What's better than Grandmas? Great-grandmas, of course. If we are lucky enough, we will have the privilege of achieving this status some day.
All five of my grandchildren have known their great-grandmothers. I recently posted about losing my mom Donna, and shared photos of my grandkids sitting with her. The twins were almost 3 when she died so they have recollections of that lady's lap they sat upon. The older kids remember visits to her house, talking with her on the phone and the money tucked in a card on holidays.
Sadly, my son-in-law recently lost his grandmother; the Littles’ other great-grandma. Francis also lived out of state, but kept a presence in their lives with Christmas and Birthdays cards, phone calls and visits when they came to town. She was such an elegant lady; always standing straight and proud. I always envied her posture.
The older girls are lucky. They still have their great-grandma whom they call Nanny. She lives cross country from them, but they keep in touch by phone and email and have visited her several times. Louise (yes, they all have "real" names as the kiddos say) recently added a new title — great-great-grandmother! Can you imagine? She is able to hold the child of her eldest grandson. Fannnnnntabulous!
Once upon a time, these women were young moms. Eventually, they became grandmas to some very special men and women, who, as time and fate would have it, helped to grow and enrich MY family. This is the miracle of growing along. These are the threads that create ancestral trees and family stories. Knowing their great-grandparents is a child's first link to history and the cycle of life.
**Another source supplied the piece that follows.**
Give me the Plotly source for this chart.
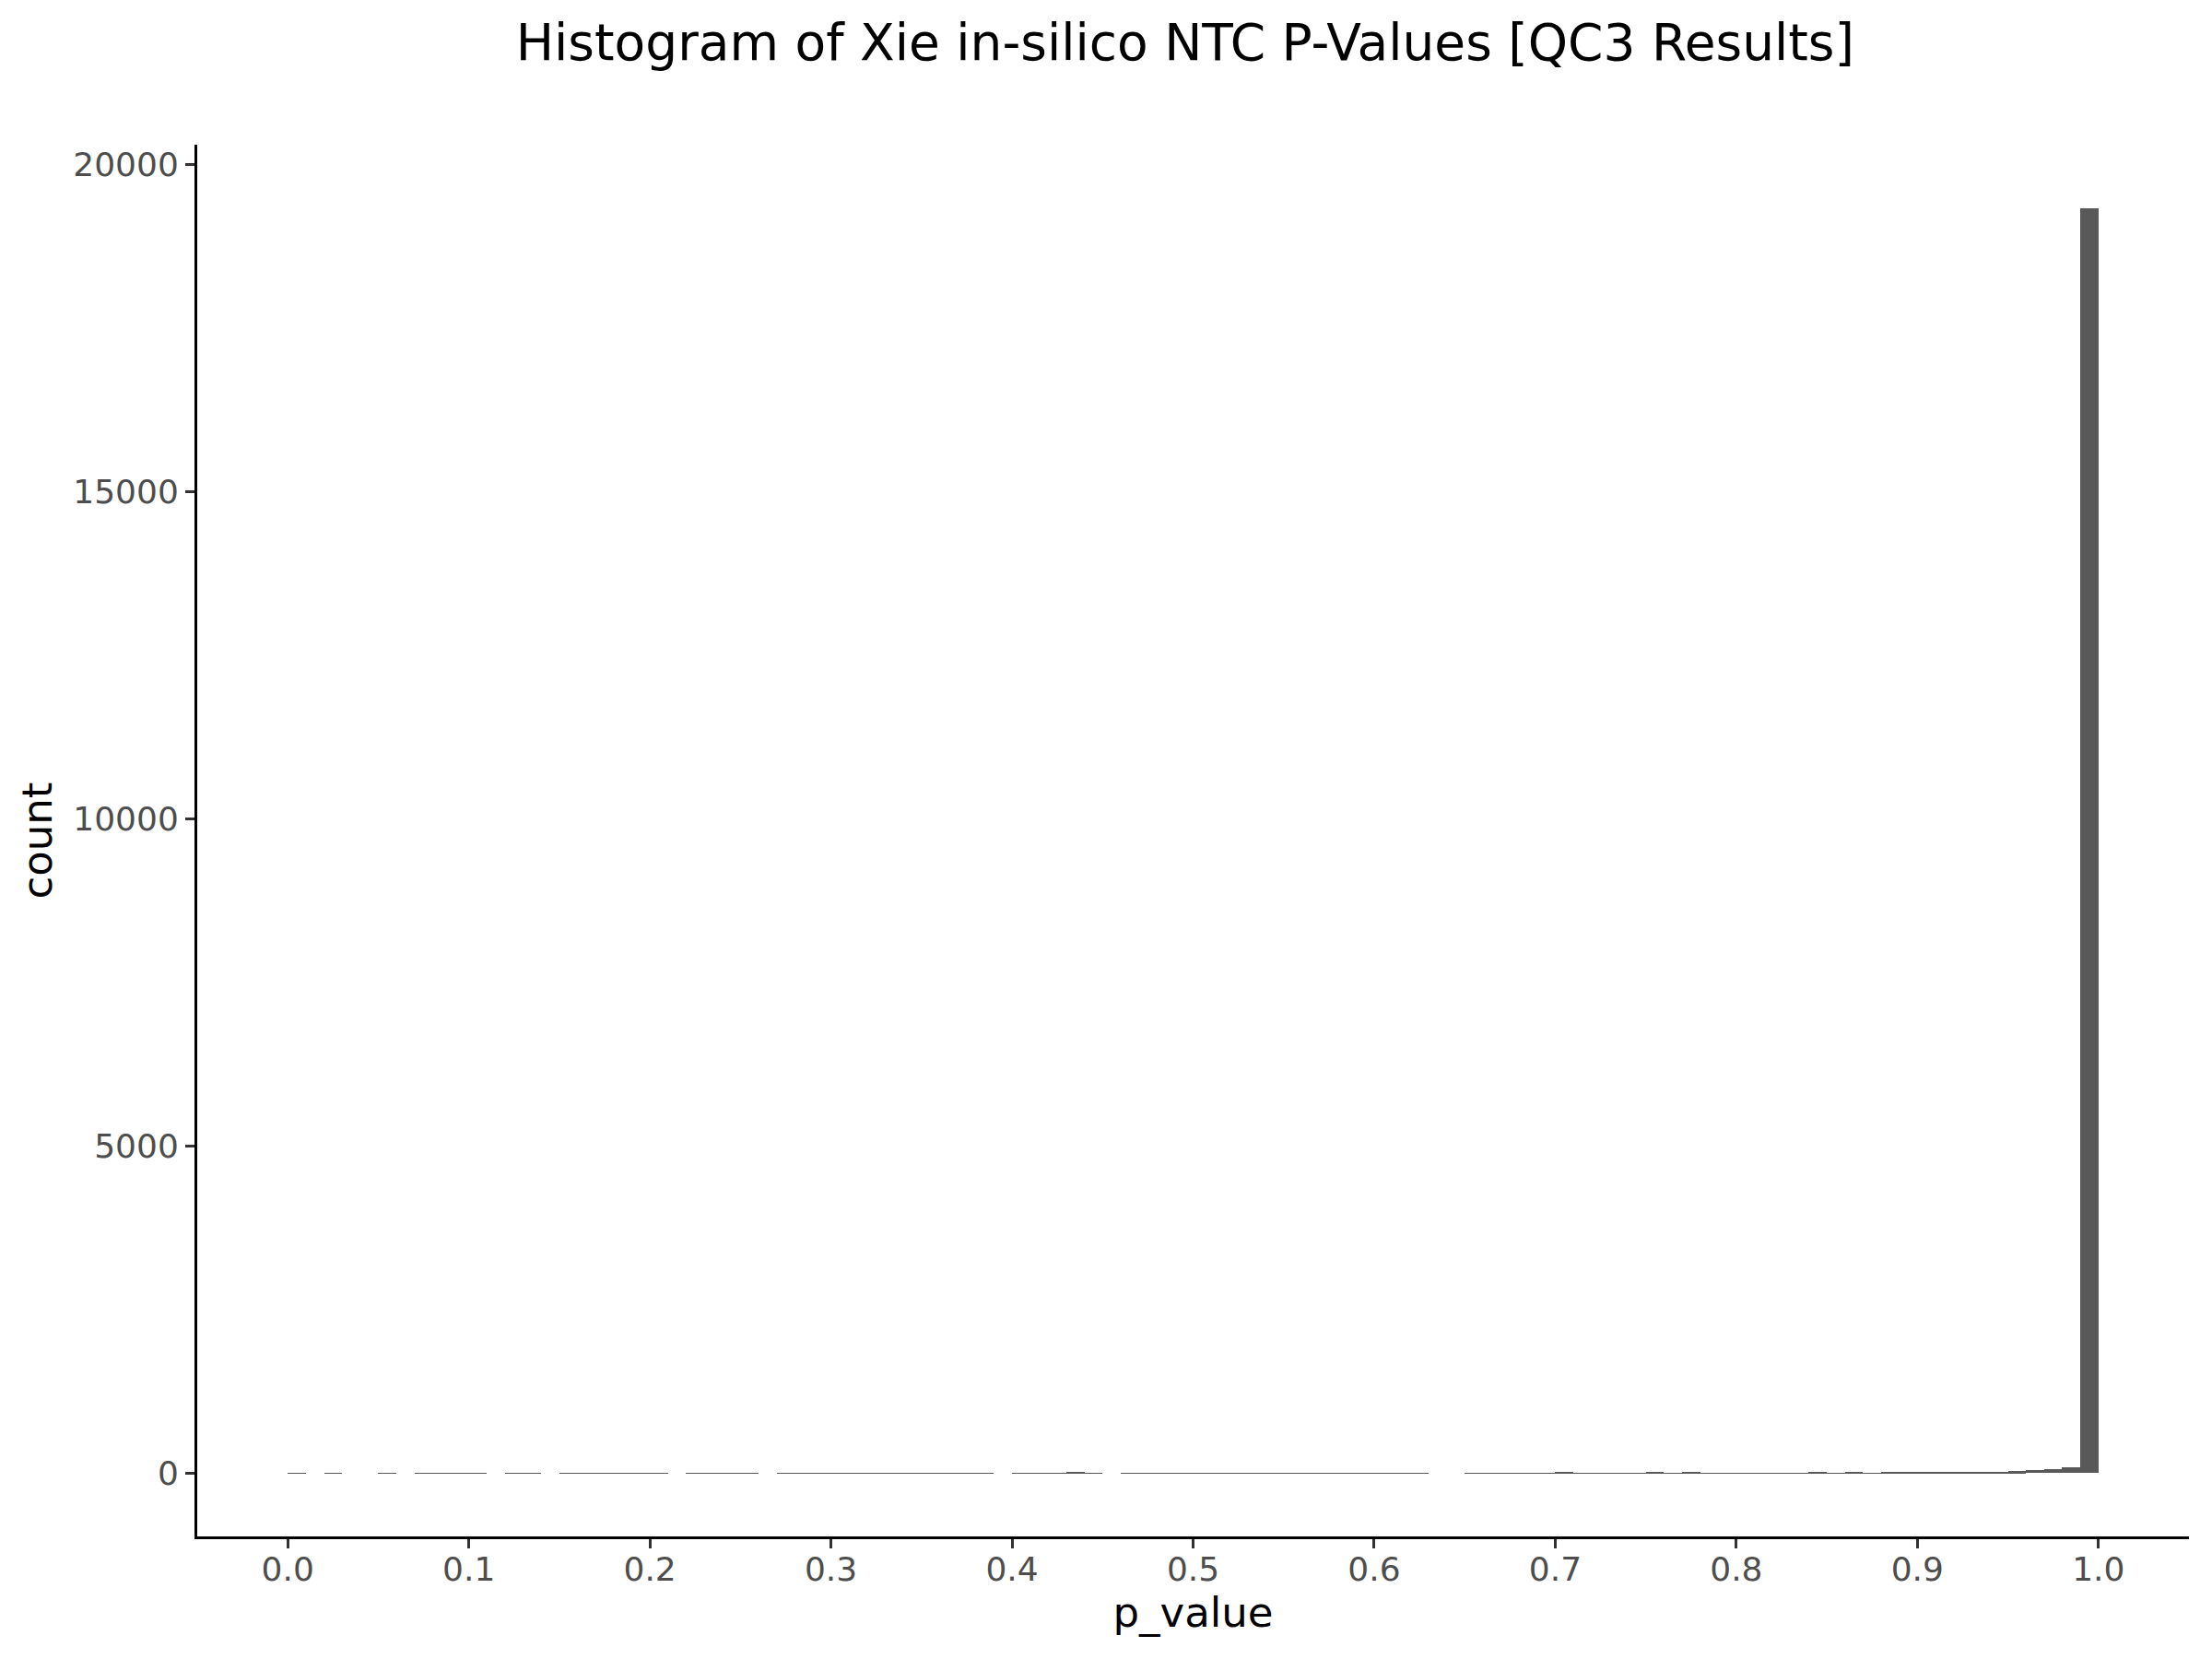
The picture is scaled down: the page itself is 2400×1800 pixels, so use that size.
import numpy as np
import plotly.graph_objects as go

# Histogram counts, bin width 0.01 from 0.0 to 1.0 (100 bins)
counts = [
    2, 0, 2, 0, 0, 1, 0, 1, 4, 2,
    4, 0, 4, 2, 0, 2, 1, 1, 2, 1,
    1, 0, 2, 4, 1, 2, 0, 2, 2, 1,
    1, 1, 2, 4, 1, 5, 4, 2, 4, 0,
    1, 3, 1, 8, 1, 0, 2, 2, 4, 1,
    2, 1, 2, 2, 1, 4, 2, 2, 1, 2,
    1, 4, 2, 0, 0, 2, 1, 2, 1, 3,
    7, 3, 2, 3, 3, 7, 2, 10, 3, 2,
    3, 3, 3, 4, 8, 4, 7, 4, 8, 9,
    9, 14, 14, 15, 16, 28, 42, 60, 88, 19333,
]
bin_width = 0.01
bin_start = 0.0

x_ticks = [0.0, 0.1, 0.2, 0.3, 0.4, 0.5, 0.6, 0.7, 0.8, 0.9, 1.0]
y_ticks = [0, 5000, 10000, 15000, 20000]

title_text = "Histogram of Xie in-silico NTC P-Values [QC3 Results]"
x_title = "p_value"
y_title = "count"

centers = bin_start + bin_width * (np.arange(len(counts)) + 0.5)
ymax = max(counts)

fig = go.Figure(
    go.Bar(
        x=centers,
        y=counts,
        width=bin_width,
        marker=dict(color="#595959", line=dict(width=0)),
        showlegend=False,
    )
)

font_family = "DejaVu Sans"

fig.update_layout(
    width=2400,
    height=1800,
    paper_bgcolor="white",
    plot_bgcolor="white",
    bargap=0,
    margin=dict(l=206, r=33, t=149, b=141),
    font=dict(family=font_family, color="#4D4D4D"),
    title=dict(
        text=title_text,
        x=0.496,
        xref="paper",
        xanchor="center",
        y=1 - 38 / 1800,
        yref="container",
        yanchor="middle",
        font=dict(size=55, color="black", family=font_family),
    ),
)

fig.update_xaxes(
    range=[-0.05, 1.05],
    tickvals=x_ticks,
    tickformat=".1f",
    showgrid=False,
    zeroline=False,
    showline=True,
    linecolor="black",
    linewidth=3,
    ticks="outside",
    ticklen=10,
    tickwidth=3,
    tickcolor="#333333",
    ticklabelstandoff=-8,
    tickfont=dict(size=36, color="#4D4D4D", family=font_family),
    title=dict(text=x_title, font=dict(size=45, color="black", family=font_family), standoff=12),
    automargin=False,
)

fig.update_yaxes(
    range=[-0.05 * ymax, 1.05 * ymax],
    tickvals=y_ticks,
    tickformat="d",
    showgrid=False,
    zeroline=False,
    showline=True,
    linecolor="black",
    linewidth=3,
    ticks="outside",
    ticklen=10,
    tickwidth=3,
    tickcolor="#333333",
    tickfont=dict(size=36, color="#4D4D4D", family=font_family),
    title=dict(text=y_title, font=dict(size=45, color="black", family=font_family), standoff=9),
    automargin=False,
)

fig.write_html("out.html")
These women had careers, skills and talents. Donna was a big city girl, working in clothing and home good stores for years and eventually becoming a department manager. My kids love to recall how she'd teach them and their cousins to play cards when they stayed over. Francis and Louise were raised in the country, and helped oversee farm communities after marriage. Francis was a homemaker, acquiring self-sustaining skills long before sustainability became the in word. Her two grandsons remember how she loved to play and fish with them, and never missed their baseball and basketball games. Louise helped with harvesting and feeding the farm hands and guess what? She also found time to become a nurse. My daughter-in-law had the best of times running around and playing in the mud on the farm and listening to Nanny's funny stories.
All three not only shared a love of reading, but managed to pass it down through every generation. I see it on display every day as each of my grandkids devour book after book as soon as the magic combination of letters + sounds = words kicks in. Long before the days of journaling and book clubs, these great-grandmas encouraged their grandchildren to write about what they read. And as those kids grew older, they’d discuss the classics with grandma!
Donna and Francis lived for 88 years. What a wonderful life they had and what wonderful treasures of the heart they left for their children and grandchildren. Louise is 85 and still going strong. She loves card games and parties, and recently she moved to another house to be closer to that new great-great-grandbaby.
I always say I'm a good grandma because I learned from my grandmothers — and my two great-grandmas as well! They both passed away by the time I was 10, but I remember my grandmas telling me stories about them and having their pictures in frames on the China cabinet. This is my job now, mine and my two co-grandmas. We need to keep these rich legacies alive and fresh and important to our beautiful grandsons and granddaughters; and some day, God willing, we too will become great-grandmothers!
I know my fab five will do the same for me. I hope they'll recall how I enjoy growing each day as I learn from them; how, instead of growing old, I say I'm just growing along.
Let this be a Mother's Day tribute of sorts because "so much of who we are is based on where we come from." Let's remember and honor great-grandmothers and great-great-grandmothers everywhere.